_Task statement:_
Print the records below exactly, starting at the first line and stopping after the line that contains "return (391 - yp) / 366". Leave out any pictures.

_Data supplied:_
========================

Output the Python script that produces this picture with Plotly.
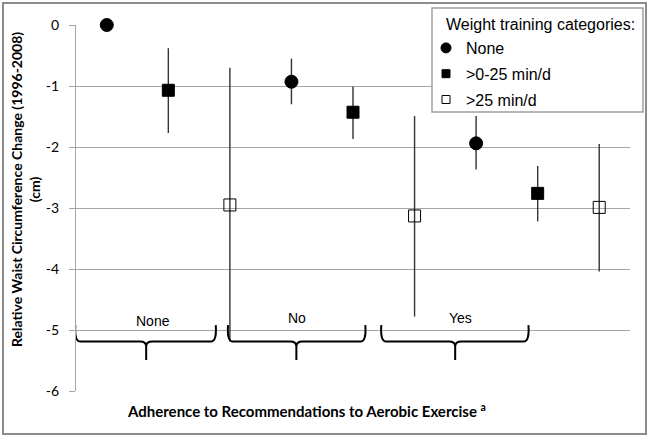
import plotly.graph_objects as go

# ---- data ----
groups = ["None", "No", "Yes"]
series_names = ["None", ">0-25 min/d", ">25 min/d"]
means_none = [0.0, -0.93, -1.94]
upper_none = [0.0, -0.55, -1.49]
lower_none = [0.0, -1.30, -2.37]
means_low = [-1.07, -1.43, -2.76]
upper_low = [-0.38, -1.01, -2.31]
lower_low = [-1.77, -1.87, -3.22]
means_high = [-2.95, -3.13, -2.99]
upper_high = [-0.70, -1.49, -1.95]
lower_high = [-5.19, -4.78, -4.04]
y_ticks = [0, -1, -2, -3, -4, -5, -6]
legend_title = "Weight training categories:"

series = [
    (series_names[0], means_none, upper_none, lower_none, "circle", 13, 10),
    (series_names[1], means_low, upper_low, lower_low, "square", 12, 8),
    (series_names[2], means_high, upper_high, lower_high, "square-open", 12, 8),
]

# pixel helpers for the 76..630 x 25..391 plot area
def px(xp):
    return (xp - 76) / 554

def py(yp):
    return (391 - yp) / 366

fig = go.Figure()
for s_idx, (name, m, up, lo, sym, size, lsize) in enumerate(series):
    xs = [g * 3 + s_idx + 1 for g in range(len(groups))]
    fig.add_trace(go.Scatter(
        x=xs, y=m, mode="markers", name=name, showlegend=False,
        marker=dict(symbol=sym, size=size, color="black",
                    line=dict(color="black", width=1)),
        error_y=dict(type="data", symmetric=False,
                     array=[u - v for u, v in zip(up, m)],
                     arrayminus=[v - l for v, l in zip(m, lo)],
                     width=0, thickness=1.4, color="#333333"),
        cliponaxis=False,
    ))
    # legend entry with smaller symbol
    fig.add_trace(go.Scatter(
        x=[None], y=[None], mode="markers", name=name, legendgroup=name,
        marker=dict(symbol=sym, size=lsize, color="black",
                    line=dict(color="black", width=1)),
    ))

# group braces and labels (decorations)
brace_spans = [(0.47, 2.79, 1.64), (2.95, 5.22, 4.08), (5.44, 7.87, 6.66)]
label_pos = [(1.75, -4.85), (4.09, -4.80), (6.74, -4.80)]
top, bot, tipb = -4.92, -5.19, -5.49
for (x0, x1, t) in brace_spans:
    d = 0.1
    path = (f"M {x0+0.02},{top} Q {x0},{bot} {x0+d},{bot} L {t-d},{bot} "
            f"Q {t},{bot} {t},{bot-0.08} L {t},{tipb} "
            f"M {t},{bot-0.08} Q {t},{bot} {t+d},{bot} L {x1-d},{bot} "
            f"Q {x1},{bot} {x1-0.02},{top}")
    fig.add_shape(type="path", path=path, xref="x", yref="y",
                  line=dict(color="black", width=2))
for g, (lx, ly) in zip(groups, label_pos):
    fig.add_annotation(x=lx, y=ly, xref="x", yref="y", text=g, showarrow=False,
                       font=dict(family="Liberation Sans", size=14, color="black"))

# axis titles
fig.add_annotation(x=px(306), y=py(410), xref="paper", yref="paper",
                   xanchor="center", yanchor="middle",
                   text="<b>Adherence to Recommendations to Aerobic Exercise <sup>a</sup></b>",
                   showarrow=False, font=dict(family="Lato", size=15, color="black"))
fig.add_annotation(x=px(26), y=py(190), xref="paper", yref="paper",
                   xanchor="center", yanchor="middle",
                   text="<b>Relative Waist Circumference Change (1996-2008)<br>(cm)</b>",
                   textangle=-90, showarrow=False,
                   font=dict(family="Lato", size=14, color="black"))

# outer border
fig.add_shape(type="rect", xref="paper", yref="paper",
              x0=px(3), x1=px(646), y0=py(434), y1=py(3),
              line=dict(color="#8c8c8c", width=2))

# legend box and title
fig.add_shape(type="rect", xref="paper", yref="paper",
              x0=px(432), x1=px(643), y0=py(112), y1=py(8),
              fillcolor="white", line=dict(color="#a0a0a0", width=1.5), layer="above")
fig.add_annotation(x=px(444), y=py(24), xref="paper", yref="paper",
                   xanchor="left", yanchor="middle", text=legend_title, showarrow=False,
                   font=dict(family="Liberation Sans", size=16, color="black"))

fig.update_layout(
    width=651, height=438,
    margin=dict(l=76, r=21, t=25, b=47, autoexpand=False),
    paper_bgcolor="white", plot_bgcolor="white",
    showlegend=True,
    legend=dict(
        x=px(426), y=py(31), xanchor="left", yanchor="top",
        bgcolor="rgba(0,0,0,0)", borderwidth=0,
        font=dict(family="Liberation Sans", size=16, color="black"),
        tracegroupgap=2, itemwidth=30,
    ),
    xaxis=dict(range=[0.5, 9.5], showticklabels=False, showgrid=False,
               zeroline=False, showline=False, ticks=""),
    yaxis=dict(range=[-6, 0], tickvals=y_ticks, ticktext=[str(v) for v in y_ticks],
               showgrid=True, gridcolor="#a6a6a6", gridwidth=1,
               zeroline=False, showline=True, linecolor="#a6a6a6", linewidth=1,
               ticks="outside", ticklen=6, tickcolor="#a6a6a6",
               ticklabelstandoff=7,
               tickfont=dict(family="Lato", size=14, color="black")),
)

fig.write_html("out.html", config={"displayModeBar": False},
               post_script="document.body.style.margin='0';")
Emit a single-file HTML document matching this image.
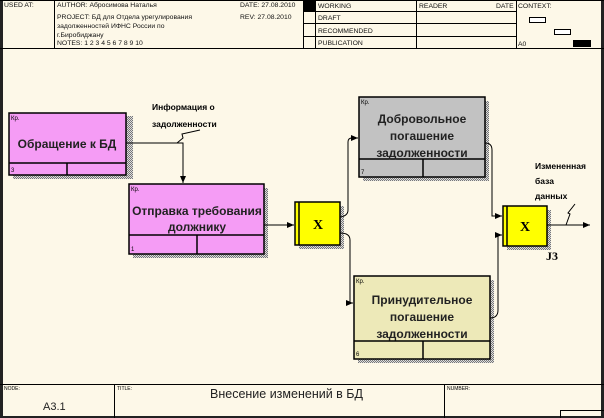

========================

_Solution for this problem:_
Output the Python script that produces this picture with Plotly.
import plotly.graph_objects as go

# ---- data ----
groups = ["None", "No", "Yes"]
series_names = ["None", ">0-25 min/d", ">25 min/d"]
means_none = [0.0, -0.93, -1.94]
upper_none = [0.0, -0.55, -1.49]
lower_none = [0.0, -1.30, -2.37]
means_low = [-1.07, -1.43, -2.76]
upper_low = [-0.38, -1.01, -2.31]
lower_low = [-1.77, -1.87, -3.22]
means_high = [-2.95, -3.13, -2.99]
upper_high = [-0.70, -1.49, -1.95]
lower_high = [-5.19, -4.78, -4.04]
y_ticks = [0, -1, -2, -3, -4, -5, -6]
legend_title = "Weight training categories:"

series = [
    (series_names[0], means_none, upper_none, lower_none, "circle", 13, 10),
    (series_names[1], means_low, upper_low, lower_low, "square", 12, 8),
    (series_names[2], means_high, upper_high, lower_high, "square-open", 12, 8),
]

# pixel helpers for the 76..630 x 25..391 plot area
def px(xp):
    return (xp - 76) / 554

def py(yp):
    return (391 - yp) / 366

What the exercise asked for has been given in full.